Pull every line containing "this" out of the material below.

[Rows from a dataset of charts and code]
***

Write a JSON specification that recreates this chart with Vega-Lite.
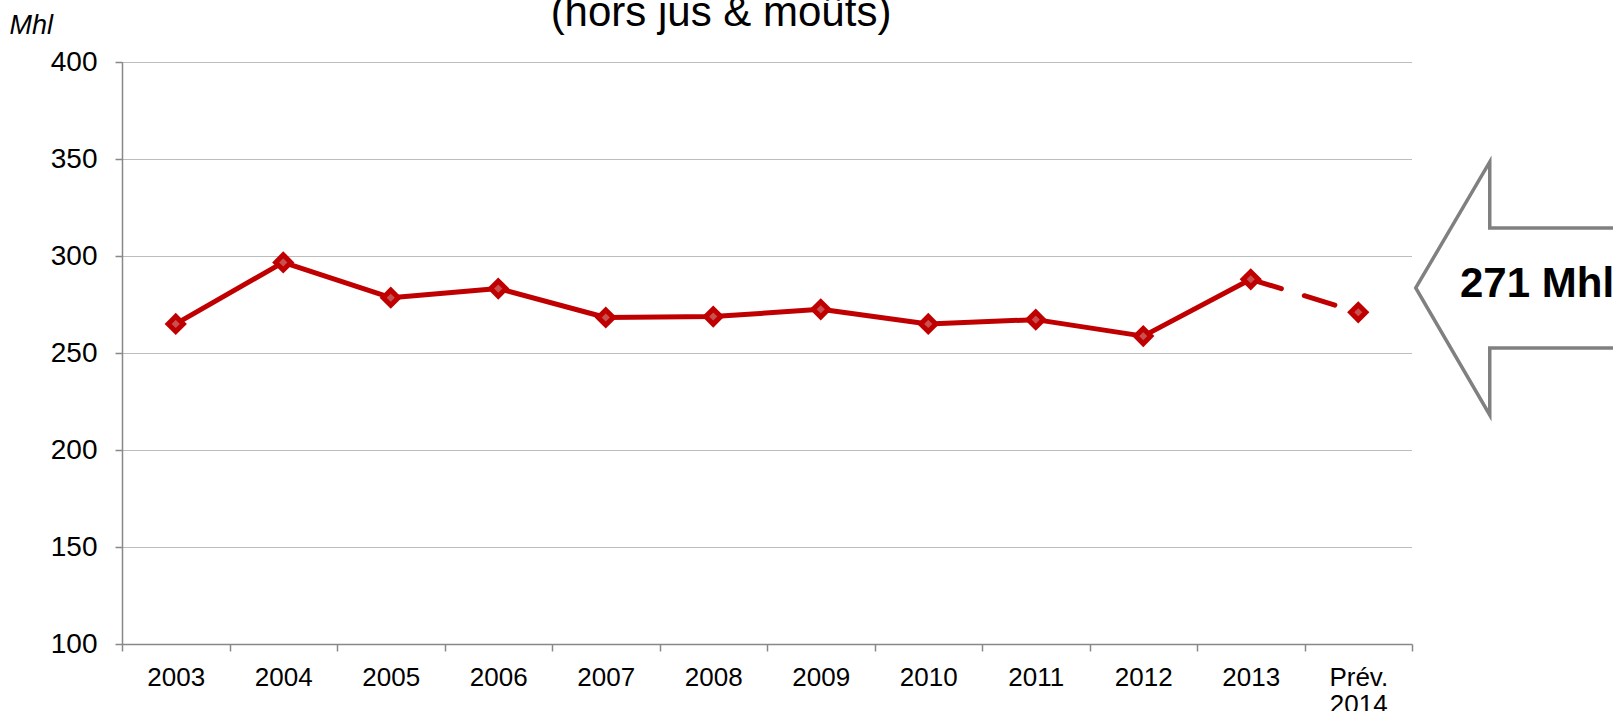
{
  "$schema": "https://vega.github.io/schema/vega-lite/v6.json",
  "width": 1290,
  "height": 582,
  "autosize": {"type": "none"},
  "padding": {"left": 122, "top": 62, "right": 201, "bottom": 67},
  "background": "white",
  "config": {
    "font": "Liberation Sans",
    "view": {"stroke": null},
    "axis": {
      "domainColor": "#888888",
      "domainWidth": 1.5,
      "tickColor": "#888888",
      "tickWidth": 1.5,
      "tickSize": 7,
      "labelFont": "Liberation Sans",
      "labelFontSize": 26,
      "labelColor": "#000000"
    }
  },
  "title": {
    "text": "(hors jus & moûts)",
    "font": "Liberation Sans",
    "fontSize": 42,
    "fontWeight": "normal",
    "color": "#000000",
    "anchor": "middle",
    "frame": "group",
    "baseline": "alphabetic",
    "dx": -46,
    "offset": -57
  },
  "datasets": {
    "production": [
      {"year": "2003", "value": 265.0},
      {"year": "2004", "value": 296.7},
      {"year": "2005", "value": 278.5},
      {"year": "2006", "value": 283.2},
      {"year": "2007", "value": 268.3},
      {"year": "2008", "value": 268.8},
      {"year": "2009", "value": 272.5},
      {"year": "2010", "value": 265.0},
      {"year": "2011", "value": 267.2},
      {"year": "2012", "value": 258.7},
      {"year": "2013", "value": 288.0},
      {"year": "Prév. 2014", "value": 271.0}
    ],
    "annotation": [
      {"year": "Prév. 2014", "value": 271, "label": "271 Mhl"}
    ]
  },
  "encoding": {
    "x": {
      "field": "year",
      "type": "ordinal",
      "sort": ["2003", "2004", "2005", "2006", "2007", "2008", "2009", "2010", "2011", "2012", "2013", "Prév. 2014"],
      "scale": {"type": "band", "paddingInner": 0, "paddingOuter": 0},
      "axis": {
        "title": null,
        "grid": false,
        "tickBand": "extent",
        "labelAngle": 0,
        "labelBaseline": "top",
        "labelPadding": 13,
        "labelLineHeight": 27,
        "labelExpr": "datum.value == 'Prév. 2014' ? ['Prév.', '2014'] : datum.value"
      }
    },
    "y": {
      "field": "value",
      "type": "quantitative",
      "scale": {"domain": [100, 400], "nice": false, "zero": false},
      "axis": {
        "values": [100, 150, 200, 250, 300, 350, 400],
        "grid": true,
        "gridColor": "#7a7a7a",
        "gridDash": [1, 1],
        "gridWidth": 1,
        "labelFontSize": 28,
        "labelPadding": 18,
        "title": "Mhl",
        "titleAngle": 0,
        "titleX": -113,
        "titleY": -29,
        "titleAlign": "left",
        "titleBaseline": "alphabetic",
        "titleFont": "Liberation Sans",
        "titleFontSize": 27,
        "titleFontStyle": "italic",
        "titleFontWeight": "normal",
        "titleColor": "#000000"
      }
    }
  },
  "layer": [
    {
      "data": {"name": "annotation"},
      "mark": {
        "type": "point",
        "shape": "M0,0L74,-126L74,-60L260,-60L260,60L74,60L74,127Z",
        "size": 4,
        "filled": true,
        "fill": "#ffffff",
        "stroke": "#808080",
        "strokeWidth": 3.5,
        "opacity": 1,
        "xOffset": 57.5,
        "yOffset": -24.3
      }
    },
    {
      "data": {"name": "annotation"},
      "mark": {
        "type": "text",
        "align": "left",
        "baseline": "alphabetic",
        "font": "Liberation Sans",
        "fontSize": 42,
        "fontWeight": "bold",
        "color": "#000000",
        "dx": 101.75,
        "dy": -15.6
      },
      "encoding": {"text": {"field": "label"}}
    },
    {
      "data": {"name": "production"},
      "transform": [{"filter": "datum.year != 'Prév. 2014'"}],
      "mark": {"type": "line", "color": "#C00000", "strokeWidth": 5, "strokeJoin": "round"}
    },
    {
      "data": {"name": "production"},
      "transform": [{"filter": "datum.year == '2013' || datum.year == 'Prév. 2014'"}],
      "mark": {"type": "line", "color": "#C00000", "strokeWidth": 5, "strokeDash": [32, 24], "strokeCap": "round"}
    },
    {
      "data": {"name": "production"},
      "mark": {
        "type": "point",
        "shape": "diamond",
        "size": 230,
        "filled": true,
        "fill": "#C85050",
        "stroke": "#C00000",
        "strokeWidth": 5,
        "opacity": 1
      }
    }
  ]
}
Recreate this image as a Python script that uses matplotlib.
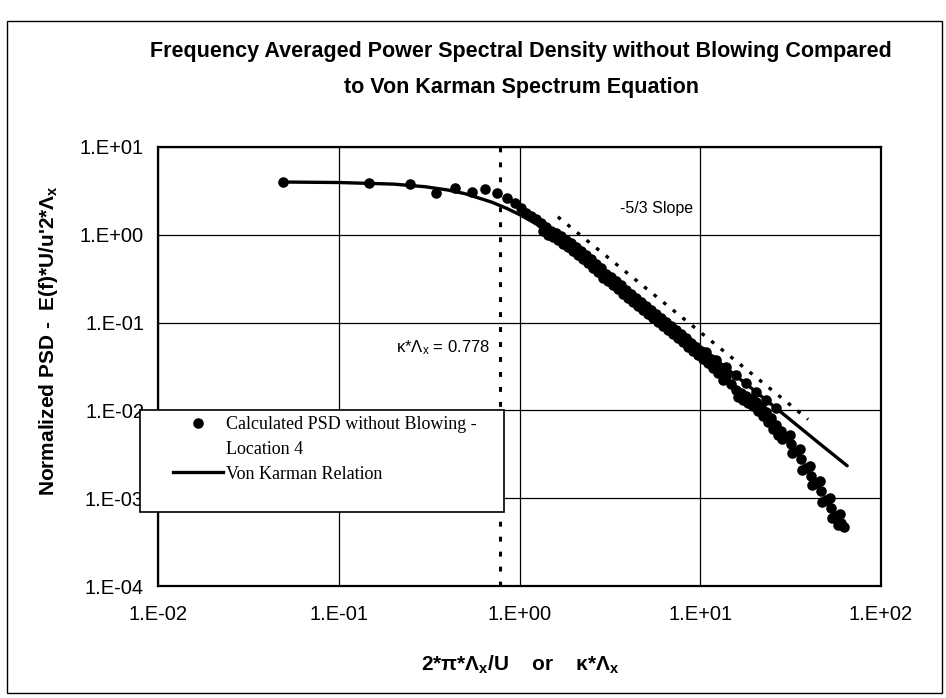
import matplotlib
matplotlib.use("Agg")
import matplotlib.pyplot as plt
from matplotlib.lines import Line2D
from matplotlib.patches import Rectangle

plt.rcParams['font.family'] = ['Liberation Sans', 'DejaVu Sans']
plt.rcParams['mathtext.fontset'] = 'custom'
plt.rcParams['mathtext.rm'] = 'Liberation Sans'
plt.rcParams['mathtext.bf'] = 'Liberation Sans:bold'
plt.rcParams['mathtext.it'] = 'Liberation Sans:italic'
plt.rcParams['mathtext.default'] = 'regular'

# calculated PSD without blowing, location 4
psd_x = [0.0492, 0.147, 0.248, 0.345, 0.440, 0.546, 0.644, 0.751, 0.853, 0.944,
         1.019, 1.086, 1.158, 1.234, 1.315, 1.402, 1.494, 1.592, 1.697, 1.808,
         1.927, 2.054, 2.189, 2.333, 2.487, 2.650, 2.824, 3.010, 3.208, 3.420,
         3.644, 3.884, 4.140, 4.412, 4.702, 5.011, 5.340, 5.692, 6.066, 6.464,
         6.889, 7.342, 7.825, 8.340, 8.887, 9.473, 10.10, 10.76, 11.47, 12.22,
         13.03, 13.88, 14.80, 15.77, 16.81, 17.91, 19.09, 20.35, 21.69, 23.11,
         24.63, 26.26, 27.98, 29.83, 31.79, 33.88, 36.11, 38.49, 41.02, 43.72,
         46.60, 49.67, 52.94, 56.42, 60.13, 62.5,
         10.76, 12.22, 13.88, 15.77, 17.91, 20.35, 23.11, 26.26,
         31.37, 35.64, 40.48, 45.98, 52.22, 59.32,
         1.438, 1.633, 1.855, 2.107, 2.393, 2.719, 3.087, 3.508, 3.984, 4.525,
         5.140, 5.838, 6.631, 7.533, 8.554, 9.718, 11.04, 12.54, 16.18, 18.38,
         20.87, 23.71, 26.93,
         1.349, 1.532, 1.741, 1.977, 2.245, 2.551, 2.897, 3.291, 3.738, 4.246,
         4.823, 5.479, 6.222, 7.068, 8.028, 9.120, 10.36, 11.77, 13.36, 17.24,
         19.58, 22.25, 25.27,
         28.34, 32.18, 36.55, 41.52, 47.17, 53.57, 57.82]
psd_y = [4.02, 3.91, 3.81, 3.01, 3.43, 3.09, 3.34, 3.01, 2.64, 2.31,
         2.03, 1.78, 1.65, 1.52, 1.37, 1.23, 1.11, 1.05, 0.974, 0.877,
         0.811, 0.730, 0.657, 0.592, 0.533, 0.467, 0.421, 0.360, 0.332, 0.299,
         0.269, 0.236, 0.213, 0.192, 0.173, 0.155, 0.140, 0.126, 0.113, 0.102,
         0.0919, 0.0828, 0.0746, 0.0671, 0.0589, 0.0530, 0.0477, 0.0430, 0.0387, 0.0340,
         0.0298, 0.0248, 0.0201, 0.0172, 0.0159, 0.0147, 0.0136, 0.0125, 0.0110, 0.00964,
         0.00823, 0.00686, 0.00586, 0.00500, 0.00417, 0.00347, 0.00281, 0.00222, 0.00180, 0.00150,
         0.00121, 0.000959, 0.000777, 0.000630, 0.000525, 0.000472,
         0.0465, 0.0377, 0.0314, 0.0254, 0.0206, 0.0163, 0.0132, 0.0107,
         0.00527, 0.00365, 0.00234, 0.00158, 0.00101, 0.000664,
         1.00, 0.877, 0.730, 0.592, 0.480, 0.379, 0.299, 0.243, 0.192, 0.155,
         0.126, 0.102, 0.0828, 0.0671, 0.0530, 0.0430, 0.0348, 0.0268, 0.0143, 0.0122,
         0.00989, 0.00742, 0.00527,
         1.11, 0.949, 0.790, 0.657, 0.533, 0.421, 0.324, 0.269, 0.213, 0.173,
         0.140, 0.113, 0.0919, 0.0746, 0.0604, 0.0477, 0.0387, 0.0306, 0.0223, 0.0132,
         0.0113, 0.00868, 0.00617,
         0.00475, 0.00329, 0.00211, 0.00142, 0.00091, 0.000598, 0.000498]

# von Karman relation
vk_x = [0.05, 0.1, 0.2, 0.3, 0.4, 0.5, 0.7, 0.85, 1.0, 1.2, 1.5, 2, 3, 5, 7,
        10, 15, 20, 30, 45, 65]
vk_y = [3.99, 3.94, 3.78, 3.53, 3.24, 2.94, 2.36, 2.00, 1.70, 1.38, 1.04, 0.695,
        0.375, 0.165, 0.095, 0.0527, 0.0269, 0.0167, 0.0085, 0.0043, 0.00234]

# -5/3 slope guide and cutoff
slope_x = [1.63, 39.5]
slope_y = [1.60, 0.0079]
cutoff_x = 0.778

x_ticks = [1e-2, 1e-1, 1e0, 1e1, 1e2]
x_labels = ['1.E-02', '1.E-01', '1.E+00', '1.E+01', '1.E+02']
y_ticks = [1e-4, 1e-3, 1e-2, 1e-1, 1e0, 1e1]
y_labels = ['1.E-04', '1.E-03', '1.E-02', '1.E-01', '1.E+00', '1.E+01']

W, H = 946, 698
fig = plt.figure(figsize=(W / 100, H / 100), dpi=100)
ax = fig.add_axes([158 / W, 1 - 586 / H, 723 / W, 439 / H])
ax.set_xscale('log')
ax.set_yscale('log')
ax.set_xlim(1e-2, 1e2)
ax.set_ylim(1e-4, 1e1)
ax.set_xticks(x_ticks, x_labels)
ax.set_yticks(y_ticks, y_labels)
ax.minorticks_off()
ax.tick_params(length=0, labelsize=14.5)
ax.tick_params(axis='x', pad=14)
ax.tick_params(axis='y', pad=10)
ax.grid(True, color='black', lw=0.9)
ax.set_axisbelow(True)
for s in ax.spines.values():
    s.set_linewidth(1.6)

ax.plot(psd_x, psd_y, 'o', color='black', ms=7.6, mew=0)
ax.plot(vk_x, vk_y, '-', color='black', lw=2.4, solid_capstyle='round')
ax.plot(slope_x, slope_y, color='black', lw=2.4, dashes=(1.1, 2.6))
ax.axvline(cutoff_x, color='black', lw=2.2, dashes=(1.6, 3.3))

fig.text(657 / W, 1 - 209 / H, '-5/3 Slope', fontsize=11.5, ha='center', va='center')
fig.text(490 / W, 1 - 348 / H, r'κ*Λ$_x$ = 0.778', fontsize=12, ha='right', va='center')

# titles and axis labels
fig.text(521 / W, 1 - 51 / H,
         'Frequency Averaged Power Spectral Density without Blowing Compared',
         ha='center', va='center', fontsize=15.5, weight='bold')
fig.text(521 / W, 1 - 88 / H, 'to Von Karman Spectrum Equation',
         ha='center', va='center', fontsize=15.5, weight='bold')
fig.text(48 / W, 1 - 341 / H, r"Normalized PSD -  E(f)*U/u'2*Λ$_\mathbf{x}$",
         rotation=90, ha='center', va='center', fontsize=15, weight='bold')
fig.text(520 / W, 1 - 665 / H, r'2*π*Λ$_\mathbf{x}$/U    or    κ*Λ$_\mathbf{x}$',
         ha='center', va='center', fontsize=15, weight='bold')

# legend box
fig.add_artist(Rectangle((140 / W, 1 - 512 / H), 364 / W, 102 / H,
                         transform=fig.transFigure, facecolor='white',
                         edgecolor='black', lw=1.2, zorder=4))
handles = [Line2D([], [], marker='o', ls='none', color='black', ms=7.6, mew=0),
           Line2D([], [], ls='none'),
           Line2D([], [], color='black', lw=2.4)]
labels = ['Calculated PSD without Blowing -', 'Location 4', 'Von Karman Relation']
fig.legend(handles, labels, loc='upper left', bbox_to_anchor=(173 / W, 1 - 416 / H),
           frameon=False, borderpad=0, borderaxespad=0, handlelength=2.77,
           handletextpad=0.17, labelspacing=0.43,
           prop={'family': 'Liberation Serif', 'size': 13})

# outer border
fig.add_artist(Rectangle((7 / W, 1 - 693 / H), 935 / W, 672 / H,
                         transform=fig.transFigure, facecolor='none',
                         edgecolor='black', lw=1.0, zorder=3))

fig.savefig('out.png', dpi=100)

***

> [Exercise solution]
Write a JSON specification that recreates this chart with Vega-Lite.
Recreate this image as a Python script that uses matplotlib.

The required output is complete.